Stated exercise:
Give an exact copy of every line, leaving images out.

Supplied data:
--------------------------------------------------
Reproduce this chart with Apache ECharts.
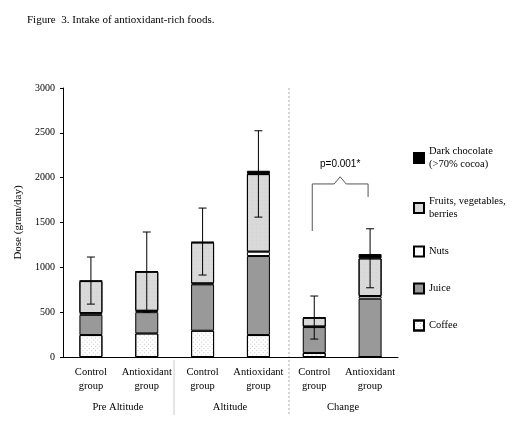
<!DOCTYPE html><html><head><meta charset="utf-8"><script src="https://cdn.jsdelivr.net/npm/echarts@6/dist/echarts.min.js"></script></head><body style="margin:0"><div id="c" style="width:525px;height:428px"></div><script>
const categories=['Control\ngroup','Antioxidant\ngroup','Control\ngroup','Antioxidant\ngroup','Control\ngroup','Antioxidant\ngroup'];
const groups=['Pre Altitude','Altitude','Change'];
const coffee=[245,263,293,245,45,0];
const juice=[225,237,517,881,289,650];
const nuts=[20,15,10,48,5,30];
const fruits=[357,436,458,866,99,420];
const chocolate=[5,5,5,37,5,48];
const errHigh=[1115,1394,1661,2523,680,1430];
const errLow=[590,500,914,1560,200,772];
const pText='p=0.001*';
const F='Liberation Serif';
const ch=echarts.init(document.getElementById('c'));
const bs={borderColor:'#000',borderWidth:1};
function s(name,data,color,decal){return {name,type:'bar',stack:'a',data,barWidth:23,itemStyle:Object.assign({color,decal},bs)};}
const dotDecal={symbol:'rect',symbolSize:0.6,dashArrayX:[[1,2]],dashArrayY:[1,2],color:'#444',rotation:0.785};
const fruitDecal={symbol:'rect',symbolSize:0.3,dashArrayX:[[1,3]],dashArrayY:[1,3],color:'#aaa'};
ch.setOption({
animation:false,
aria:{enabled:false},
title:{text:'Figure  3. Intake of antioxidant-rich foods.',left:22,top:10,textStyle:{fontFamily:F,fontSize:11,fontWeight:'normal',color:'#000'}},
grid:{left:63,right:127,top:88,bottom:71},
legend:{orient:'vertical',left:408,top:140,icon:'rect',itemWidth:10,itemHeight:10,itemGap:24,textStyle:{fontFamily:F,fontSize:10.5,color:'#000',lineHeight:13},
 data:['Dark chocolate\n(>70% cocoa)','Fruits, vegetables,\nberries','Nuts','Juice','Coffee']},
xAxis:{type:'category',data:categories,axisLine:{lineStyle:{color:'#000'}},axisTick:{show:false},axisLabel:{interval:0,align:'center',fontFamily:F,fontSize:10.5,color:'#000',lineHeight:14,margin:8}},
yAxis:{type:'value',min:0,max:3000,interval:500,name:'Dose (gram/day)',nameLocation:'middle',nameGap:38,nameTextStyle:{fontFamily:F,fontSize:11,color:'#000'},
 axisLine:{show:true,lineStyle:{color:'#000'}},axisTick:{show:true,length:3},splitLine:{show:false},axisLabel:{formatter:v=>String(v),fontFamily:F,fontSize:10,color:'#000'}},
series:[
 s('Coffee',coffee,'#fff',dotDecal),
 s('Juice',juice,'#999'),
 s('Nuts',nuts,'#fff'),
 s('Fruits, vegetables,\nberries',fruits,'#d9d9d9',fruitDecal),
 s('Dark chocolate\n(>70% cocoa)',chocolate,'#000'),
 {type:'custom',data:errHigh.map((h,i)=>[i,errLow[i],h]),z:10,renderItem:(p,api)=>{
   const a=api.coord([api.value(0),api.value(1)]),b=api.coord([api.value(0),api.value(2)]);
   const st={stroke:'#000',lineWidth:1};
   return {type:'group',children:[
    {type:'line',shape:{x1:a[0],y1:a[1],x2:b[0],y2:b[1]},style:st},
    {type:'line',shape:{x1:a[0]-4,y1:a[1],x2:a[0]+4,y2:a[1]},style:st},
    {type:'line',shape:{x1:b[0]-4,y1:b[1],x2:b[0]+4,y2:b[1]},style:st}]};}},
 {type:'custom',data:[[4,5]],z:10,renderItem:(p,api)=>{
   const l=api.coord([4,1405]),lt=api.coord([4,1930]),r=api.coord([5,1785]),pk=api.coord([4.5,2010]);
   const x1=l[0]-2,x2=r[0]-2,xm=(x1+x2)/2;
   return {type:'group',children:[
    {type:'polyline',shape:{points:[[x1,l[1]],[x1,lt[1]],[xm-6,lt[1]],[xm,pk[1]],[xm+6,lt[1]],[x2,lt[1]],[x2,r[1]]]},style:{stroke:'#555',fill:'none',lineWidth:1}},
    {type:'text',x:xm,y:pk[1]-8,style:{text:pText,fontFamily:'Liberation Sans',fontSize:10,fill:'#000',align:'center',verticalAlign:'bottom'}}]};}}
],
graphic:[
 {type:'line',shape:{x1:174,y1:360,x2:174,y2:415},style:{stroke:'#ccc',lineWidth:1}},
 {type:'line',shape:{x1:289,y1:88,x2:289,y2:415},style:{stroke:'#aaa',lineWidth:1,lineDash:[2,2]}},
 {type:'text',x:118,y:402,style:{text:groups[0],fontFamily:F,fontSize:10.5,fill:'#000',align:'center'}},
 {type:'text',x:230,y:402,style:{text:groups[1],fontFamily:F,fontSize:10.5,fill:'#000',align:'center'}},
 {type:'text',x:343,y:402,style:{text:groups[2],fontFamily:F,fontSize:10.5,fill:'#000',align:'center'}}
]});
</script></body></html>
--------------------------------------------------
Exercise answer:
Reproduce this chart with Apache ECharts.
<!DOCTYPE html><html><head><meta charset="utf-8"><script src="https://cdn.jsdelivr.net/npm/echarts@6/dist/echarts.min.js"></script></head><body style="margin:0"><div id="c" style="width:525px;height:428px"></div><script>
const categories=['Control\ngroup','Antioxidant\ngroup','Control\ngroup','Antioxidant\ngroup','Control\ngroup','Antioxidant\ngroup'];
const groups=['Pre Altitude','Altitude','Change'];
const coffee=[245,263,293,245,45,0];
const juice=[225,237,517,881,289,650];
const nuts=[20,15,10,48,5,30];
const fruits=[357,436,458,866,99,420];
const chocolate=[5,5,5,37,5,48];
const errHigh=[1115,1394,1661,2523,680,1430];
const errLow=[590,500,914,1560,200,772];
const pText='p=0.001*';
const F='Liberation Serif';
const ch=echarts.init(document.getElementById('c'));
const bs={borderColor:'#000',borderWidth:1};
function s(name,data,color,decal){return {name,type:'bar',stack:'a',data,barWidth:23,itemStyle:Object.assign({color,decal},bs)};}
const dotDecal={symbol:'rect',symbolSize:0.6,dashArrayX:[[1,2]],dashArrayY:[1,2],color:'#444',rotation:0.785};
const fruitDecal={symbol:'rect',symbolSize:0.3,dashArrayX:[[1,3]],dashArrayY:[1,3],color:'#aaa'};
ch.setOption({
animation:false,
aria:{enabled:false},
title:{text:'Figure  3. Intake of antioxidant-rich foods.',left:22,top:10,textStyle:{fontFamily:F,fontSize:11,fontWeight:'normal',color:'#000'}},
grid:{left:63,right:127,top:88,bottom:71},
legend:{orient:'vertical',left:408,top:140,icon:'rect',itemWidth:10,itemHeight:10,itemGap:24,textStyle:{fontFamily:F,fontSize:10.5,color:'#000',lineHeight:13},
 data:['Dark chocolate\n(>70% cocoa)','Fruits, vegetables,\nberries','Nuts','Juice','Coffee']},
xAxis:{type:'category',data:categories,axisLine:{lineStyle:{color:'#000'}},axisTick:{show:false},axisLabel:{interval:0,align:'center',fontFamily:F,fontSize:10.5,color:'#000',lineHeight:14,margin:8}},
yAxis:{type:'value',min:0,max:3000,interval:500,name:'Dose (gram/day)',nameLocation:'middle',nameGap:38,nameTextStyle:{fontFamily:F,fontSize:11,color:'#000'},
 axisLine:{show:true,lineStyle:{color:'#000'}},axisTick:{show:true,length:3},splitLine:{show:false},axisLabel:{formatter:v=>String(v),fontFamily:F,fontSize:10,color:'#000'}},
series:[
 s('Coffee',coffee,'#fff',dotDecal),
 s('Juice',juice,'#999'),
 s('Nuts',nuts,'#fff'),
 s('Fruits, vegetables,\nberries',fruits,'#d9d9d9',fruitDecal),
 s('Dark chocolate\n(>70% cocoa)',chocolate,'#000'),
 {type:'custom',data:errHigh.map((h,i)=>[i,errLow[i],h]),z:10,renderItem:(p,api)=>{
   const a=api.coord([api.value(0),api.value(1)]),b=api.coord([api.value(0),api.value(2)]);
   const st={stroke:'#000',lineWidth:1};
   return {type:'group',children:[
    {type:'line',shape:{x1:a[0],y1:a[1],x2:b[0],y2:b[1]},style:st},
    {type:'line',shape:{x1:a[0]-4,y1:a[1],x2:a[0]+4,y2:a[1]},style:st},
    {type:'line',shape:{x1:b[0]-4,y1:b[1],x2:b[0]+4,y2:b[1]},style:st}]};}},
 {type:'custom',data:[[4,5]],z:10,renderItem:(p,api)=>{
   const l=api.coord([4,1405]),lt=api.coord([4,1930]),r=api.coord([5,1785]),pk=api.coord([4.5,2010]);
   const x1=l[0]-2,x2=r[0]-2,xm=(x1+x2)/2;
   return {type:'group',children:[
    {type:'polyline',shape:{points:[[x1,l[1]],[x1,lt[1]],[xm-6,lt[1]],[xm,pk[1]],[xm+6,lt[1]],[x2,lt[1]],[x2,r[1]]]},style:{stroke:'#555',fill:'none',lineWidth:1}},
    {type:'text',x:xm,y:pk[1]-8,style:{text:pText,fontFamily:'Liberation Sans',fontSize:10,fill:'#000',align:'center',verticalAlign:'bottom'}}]};}}
],
graphic:[
 {type:'line',shape:{x1:174,y1:360,x2:174,y2:415},style:{stroke:'#ccc',lineWidth:1}},
 {type:'line',shape:{x1:289,y1:88,x2:289,y2:415},style:{stroke:'#aaa',lineWidth:1,lineDash:[2,2]}},
 {type:'text',x:118,y:402,style:{text:groups[0],fontFamily:F,fontSize:10.5,fill:'#000',align:'center'}},
 {type:'text',x:230,y:402,style:{text:groups[1],fontFamily:F,fontSize:10.5,fill:'#000',align:'center'}},
 {type:'text',x:343,y:402,style:{text:groups[2],fontFamily:F,fontSize:10.5,fill:'#000',align:'center'}}
]});
</script></body></html>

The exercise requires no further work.